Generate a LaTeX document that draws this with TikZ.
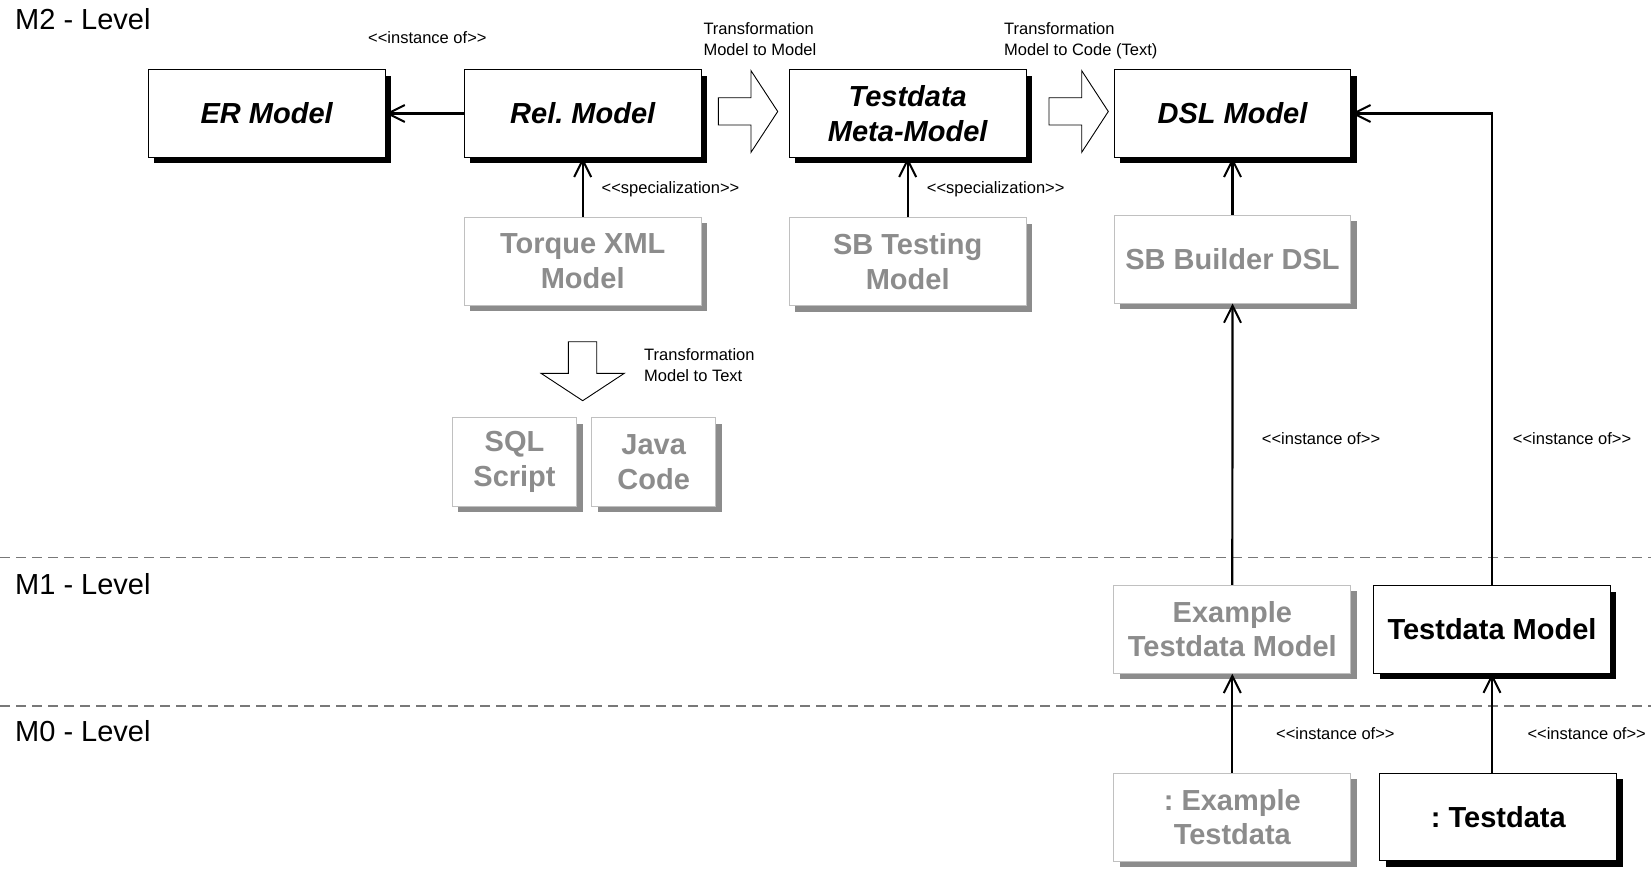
\documentclass[tikz,border=0pt]{standalone}
\usepackage{fontspec}
\setmainfont{Liberation Sans}
\usetikzlibrary{arrows.meta,shadows}
\definecolor{gtext}{RGB}{140,140,140}
\definecolor{gborder}{RGB}{192,192,192}
\definecolor{gshadow}{RGB}{140,140,140}
\definecolor{dashgray}{RGB}{120,120,120}
\frenchspacing
\begin{document}
\begin{tikzpicture}[x=1pt,y=-1pt,
  boxfont/.style={font=\fontsize{29}{34.5}\selectfont\bfseries},
  bbox/.style={draw=black, line width=1pt, fill=white, minimum width=236.7pt, minimum height=87.6pt, inner sep=0pt, align=center, boxfont,
    general shadow={fill=black, shadow xshift=6pt, shadow yshift=-6pt}},
  bboxi/.style={bbox, font=\fontsize{29}{34.5}\selectfont\bfseries\itshape},
  gbox/.style={draw=gborder, line width=1pt, fill=white, text=gtext, minimum width=236.7pt, minimum height=88pt, inner sep=0pt, align=center, boxfont,
    general shadow={fill=gshadow, shadow xshift=6pt, shadow yshift=-6pt}},
  conn/.style={line width=2.2pt, -{Straight Barb[length=17pt,width=17pt,line width=2pt]}},
  lbl/.style={font=\fontsize{16.5}{20.5}\selectfont, inner sep=0pt, align=left, anchor=west},
  lbl2/.style={lbl, anchor=north west},
  lvl/.style={font=\fontsize{29}{35}\selectfont, inner sep=0pt, anchor=base west},
  hollow/.style={draw=black, line width=0.9pt, fill=white, line join=miter},
  sep/.style={draw=dashgray, line width=1.3pt, dash pattern=on 10pt off 6pt}]
\useasboundingbox (0,0) rectangle (1651,868);

% level separators
\draw[sep] (0,557.3) -- (1651,557.3);
\draw[sep] (0,706) -- (1651,706);

% level labels
\node[lvl] (m2) at (15,29.3) {M2 - Level};
\node[lvl] (m1) at (15,594) {M1 - Level};
\node[lvl] (m0) at (15,741) {M0 - Level};

% top row
\node[bboxi] (er)   at (266.7,113.5) {ER Model};
\node[bboxi] (rel)  at (582.7,113.5) {Rel. Model};
\node[bboxi] (meta) at (907.7,113.5) {Testdata\\Meta-Model};
\node[bboxi] (dsl)  at (1232.5,113.5) {DSL Model};

% second row
\node[gbox] (torque) at (582.7,261) {Torque XML\\Model};
\node[gbox] (sbt)    at (907.7,261.5) {SB Testing\\Model};
\node[gbox] (sbb)    at (1232.5,259) {SB Builder DSL};

% generated artefacts
\node[gbox, minimum width=124.4pt, minimum height=88.4pt] (sql)  at (514.5,462) {SQL\\Script};
\node[gbox, minimum width=124.4pt, minimum height=88.4pt] (java) at (653.7,462) {Java\\Code};

% M1
\node[gbox] (exm) at (1232.3,629.3) {Example\\Testdata Model};
\node[bbox] (tm)  at (1492,629.3) {Testdata Model};

% M0
\node[gbox] (ext) at (1232.3,817) {: Example\\Testdata};
\node[bbox] (td)  at (1498.3,817) {: Testdata};

% connectors
\draw[conn] (rel.west) -- (er.east);
\draw[conn] (torque.north) -- (rel.south);
\draw[conn] (sbt.north) -- (meta.south);
\draw[conn] (sbb.north) -- (dsl.south);
\draw[conn] (exm.north) -- (sbb.south);
\draw[conn] (tm.north) |- (dsl.east);
\draw[conn] (ext.north) -- (exm.south);
\draw[conn] (tm.south |- td.north) -- (tm.south);

% transformation arrows (hollow)
\draw[hollow] (718.3,97.7) -- (751,97.7) -- (751,70.7) -- (777.7,111.5) -- (751,152.3) -- (751,125) -- (718.3,125) -- cycle;
\draw[hollow] (1049,97.7) -- (1081.7,97.7) -- (1081.7,70.7) -- (1108.3,111.5) -- (1081.7,152.3) -- (1081.7,125) -- (1049,125) -- cycle;
\draw[hollow] (568.3,341.7) -- (596.7,341.7) -- (596.7,373.3) -- (624.3,373.3) -- (582.7,400.7) -- (541,373.3) -- (568.3,373.3) -- cycle;

% labels
\node[lbl] (l1) at (368,37.3) {<{}<instance of>{}>};
\node[lbl] (l2) at (601.5,189.3) {<{}<specialization>{}>};
\node[lbl] (l3) at (926.7,189.3) {<{}<specialization>{}>};
\node[lbl2] (l4) at (703.3,22.5) {Transformation\\Model to Model};
\node[lbl2] (l5) at (1004,22.5) {Transformation\\Model to Code (Text)};
\node[lbl2] (l6) at (644,348.5) {Transformation\\Model to Text};
\node[lbl] (l7) at (1261.7,438.3) {<{}<instance of>{}>};
\node[lbl] (l8) at (1512.7,438.3) {<{}<instance of>{}>};
\node[lbl] (l9) at (1276,733.3) {<{}<instance of>{}>};
\node[lbl] (l10) at (1527.3,733.3) {<{}<instance of>{}>};
\end{tikzpicture}
\end{document}
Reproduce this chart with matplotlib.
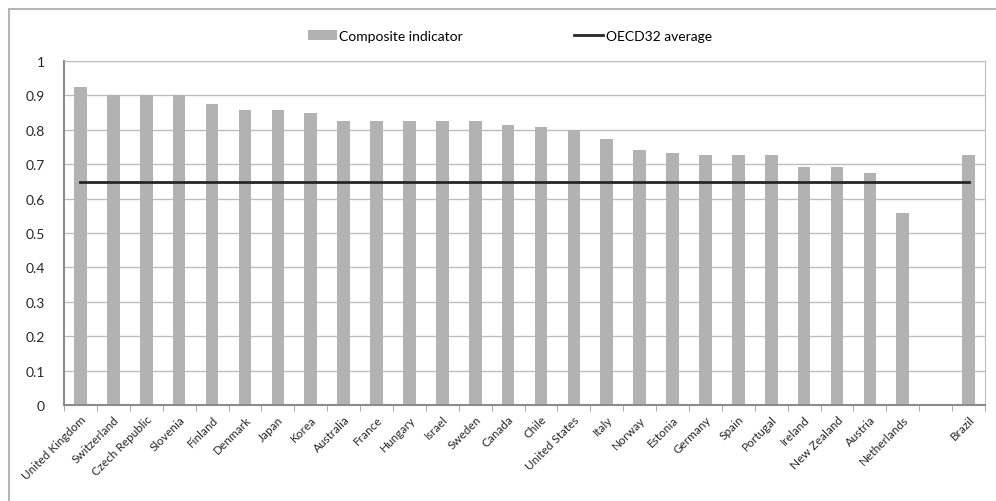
""" Composite indicator by country vs OECD32 average
"""
import numpy as np
import matplotlib.pyplot as plt
from matplotlib.patches import Rectangle

countries = ['United Kingdom', 'Switzerland', 'Czech Republic', 'Slovenia', 'Finland',
             'Denmark', 'Japan', 'Korea', 'Australia', 'France', 'Hungary', 'Israel',
             'Sweden', 'Canada', 'Chile', 'United States', 'Italy', 'Norway', 'Estonia',
             'Germany', 'Spain', 'Portugal', 'Ireland', 'New Zealand', 'Austria',
             'Netherlands', '', 'Brazil']
composite = [0.923, 0.90, 0.90, 0.90, 0.875, 0.857, 0.857, 0.849, 0.825, 0.825, 0.825,
             0.825, 0.825, 0.815, 0.808, 0.799, 0.773, 0.741, 0.733, 0.726, 0.726, 0.726,
             0.691, 0.691, 0.675, 0.558, np.nan, 0.726]
oecd_avg = 0.648

plt.rcParams['font.family'] = ['Lato', 'DejaVu Sans']

fig = plt.figure(figsize=(9.96, 5.02), dpi=100)

ax = fig.add_axes([0.0643, 0.191, 0.9247, 0.6855])

x = np.arange(len(countries))
vals = [0 if np.isnan(v) else v for v in composite]
bars = ax.bar(x, vals, width=0.385, color='#b2b2b2', zorder=2)
line, = ax.plot([x[0], x[-1]], [oecd_avg, oecd_avg], color='#262626', lw=2, zorder=3)

ax.set_xlim(-0.5, len(countries) - 0.5)
ax.set_ylim(0, 1)
ax.set_yticks(np.arange(0, 1.01, 0.1))
ax.set_yticklabels(['0'] + ['%.1f' % v for v in np.arange(0.1, 0.95, 0.1)] + ['1'])
ax.yaxis.grid(True, color='#bebebe', lw=1, zorder=0)
ax.tick_params(axis='y', length=0, pad=14, labelsize=10, colors='#262626')

ax.set_xticks(x)
ax.set_xticklabels(countries, rotation=45, ha='right', rotation_mode='anchor',
                   fontsize=8.5, color='#262626')
ax.tick_params(axis='x', which='major', length=0, pad=6)
ax.set_xticks(np.arange(-0.5, len(countries)), minor=True)
ax.tick_params(axis='x', which='minor', length=4, color='#9a9a9a', direction='out')

for s in ['top', 'right']:
    ax.spines[s].set_color('#bebebe')
for s in ['left', 'bottom']:
    ax.spines[s].set_color('#8c8c8c')
    ax.spines[s].set_linewidth(1.5)

fig.legend([bars, line], ['Composite indicator', 'OECD32 average'],
           loc='center', bbox_to_anchor=(0.512, 0.926), ncol=2, frameon=False,
           fontsize=10, columnspacing=8, handlelength=2.1, handletextpad=0.2)

# outer chart frame, its right and bottom edges run off the picture
fig.patches.append(Rectangle((0.0095, -0.02), 1.0, 1.001, transform=fig.transFigure,
                             figure=fig, fill=False, ec='#b4b4b4', lw=1.5))

fig.savefig('out.png', dpi=100)
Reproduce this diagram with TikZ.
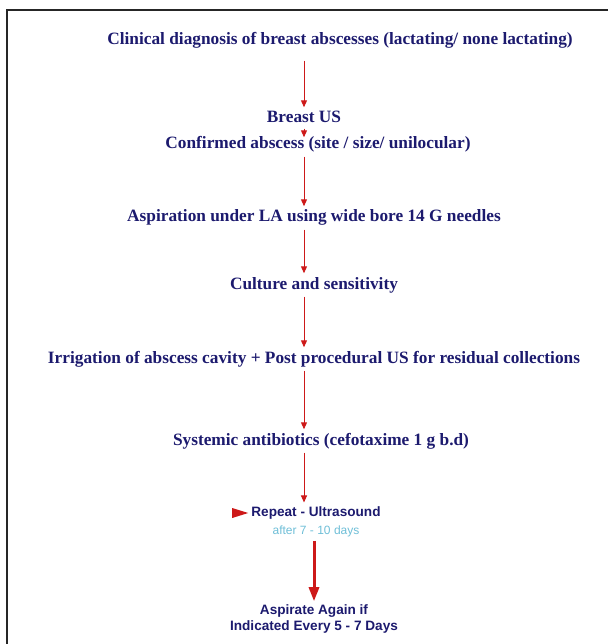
\documentclass[tikz,border=0pt]{standalone}
\usepackage{fontspec}
\setmainfont{Liberation Serif}
\newfontfamily\arialfont{Liberation Sans}
\usetikzlibrary{arrows.meta}
\definecolor{navy}{RGB}{28,26,110}
\definecolor{arrred}{RGB}{205,25,25}
\definecolor{lightblue}{RGB}{110,190,215}
\begin{document}
\begin{tikzpicture}[x=1pt,y=1pt,
		box/.style={inner sep=0pt,text height=11.5pt,text depth=3.5pt,text=navy,
			font=\fontsize{17.3}{20}\selectfont\bfseries},
		sbox/.style={inner sep=0pt,text=navy,align=center,
			font=\arialfont\fontsize{13.6}{16.5}\selectfont\bfseries},
		arr/.style={draw=arrred,line width=1pt,-{Triangle[width=6pt,length=7pt]},
			shorten <=4pt,shorten >=4pt},
		bigarr/.style={draw=arrred,line width=3pt,-{Triangle[width=10pt,length=14pt]},
			shorten <=4pt,shorten >=3pt}]
		\useasboundingbox (0,0) rectangle (608,-644);
		\draw[line width=2.5pt,black!85] (7,-644) -- (7,-10) -- (608,-10);

		\node[box] (clin) at (340,-41) {Clinical diagnosis of breast abscesses (lactating/ none lactating)};
		\node[box] (brus) at (304,-119) {Breast US};
		\node[box] (conf) at (318,-145) {Confirmed abscess (site / size/ unilocular)};
		\node[box] (aspi) at (314,-218) {Aspiration under LA using wide bore 14 G needles};
		\node[box] (cult) at (314,-285) {Culture and sensitivity};
		\node[box] (irri) at (314,-359) {Irrigation of abscess cavity + Post procedural US for residual collections};
		\node[box] (syst) at (321,-441) {Systemic antibiotics (cefotaxime 1 g b.d)};
		\node[sbox] (rep) at (316,-513) {Repeat - Ultrasound};
		\node[inner sep=0pt,text=lightblue,font=\arialfont\fontsize{12}{14}\selectfont] (after) at (316,-531) {after 7 - 10 days};
		\node[sbox] (again) at (314,-619) {Aspirate Again if\\Indicated Every 5 - 7 Days};

		\fill[arrred] ([xshift=-3pt]rep.west) -- ++(-16,5) -- ++(0,-10) -- cycle;

		\draw[arr,shorten <=12pt] (clin.south -| brus) -- (brus.north);
		\draw[arr,shorten <=2pt,shorten >=0pt] (brus.south) -- (conf.north -| brus);
		\draw[arr] (conf.south -| brus) -- (aspi.north -| brus);
		\draw[arr] (aspi.south -| brus) -- (cult.north -| brus);
		\draw[arr] (cult.south -| brus) -- (irri.north -| brus);
		\draw[arr] (irri.south -| brus) -- (syst.north -| brus);
		\draw[arr] (syst.south -| brus) -- (rep.north -| brus);
		\draw[bigarr] (after.south -| again) -- (again.north);
	\end{tikzpicture}
\end{document}
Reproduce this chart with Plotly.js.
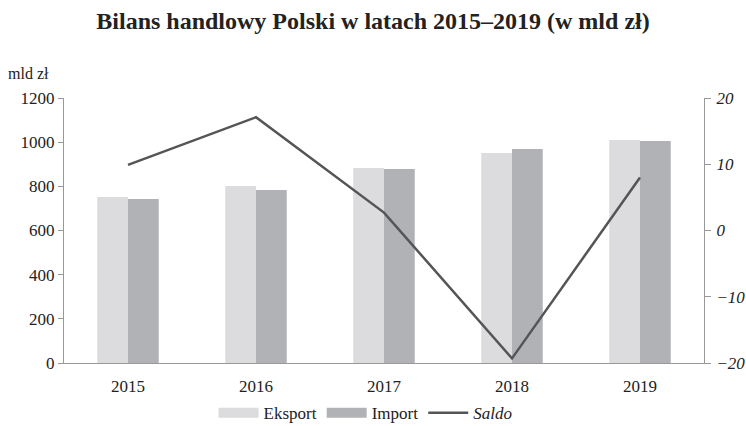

_GOAL_
Begin with the line that contains "Reproduce this chart with matplotlib.", end with the line that contains "pad=14, labelsize=10, colors='#262626')", and set down every line in that range exactly as it stands, minus the pictures.

_ANSWER TO THE EXERCISE_
Reproduce this chart with matplotlib.
""" Composite indicator by country vs OECD32 average
"""
import numpy as np
import matplotlib.pyplot as plt
from matplotlib.patches import Rectangle

countries = ['United Kingdom', 'Switzerland', 'Czech Republic', 'Slovenia', 'Finland',
             'Denmark', 'Japan', 'Korea', 'Australia', 'France', 'Hungary', 'Israel',
             'Sweden', 'Canada', 'Chile', 'United States', 'Italy', 'Norway', 'Estonia',
             'Germany', 'Spain', 'Portugal', 'Ireland', 'New Zealand', 'Austria',
             'Netherlands', '', 'Brazil']
composite = [0.923, 0.90, 0.90, 0.90, 0.875, 0.857, 0.857, 0.849, 0.825, 0.825, 0.825,
             0.825, 0.825, 0.815, 0.808, 0.799, 0.773, 0.741, 0.733, 0.726, 0.726, 0.726,
             0.691, 0.691, 0.675, 0.558, np.nan, 0.726]
oecd_avg = 0.648

plt.rcParams['font.family'] = ['Lato', 'DejaVu Sans']

fig = plt.figure(figsize=(9.96, 5.02), dpi=100)

ax = fig.add_axes([0.0643, 0.191, 0.9247, 0.6855])

x = np.arange(len(countries))
vals = [0 if np.isnan(v) else v for v in composite]
bars = ax.bar(x, vals, width=0.385, color='#b2b2b2', zorder=2)
line, = ax.plot([x[0], x[-1]], [oecd_avg, oecd_avg], color='#262626', lw=2, zorder=3)

ax.set_xlim(-0.5, len(countries) - 0.5)
ax.set_ylim(0, 1)
ax.set_yticks(np.arange(0, 1.01, 0.1))
ax.set_yticklabels(['0'] + ['%.1f' % v for v in np.arange(0.1, 0.95, 0.1)] + ['1'])
ax.yaxis.grid(True, color='#bebebe', lw=1, zorder=0)
ax.tick_params(axis='y', length=0, pad=14, labelsize=10, colors='#262626')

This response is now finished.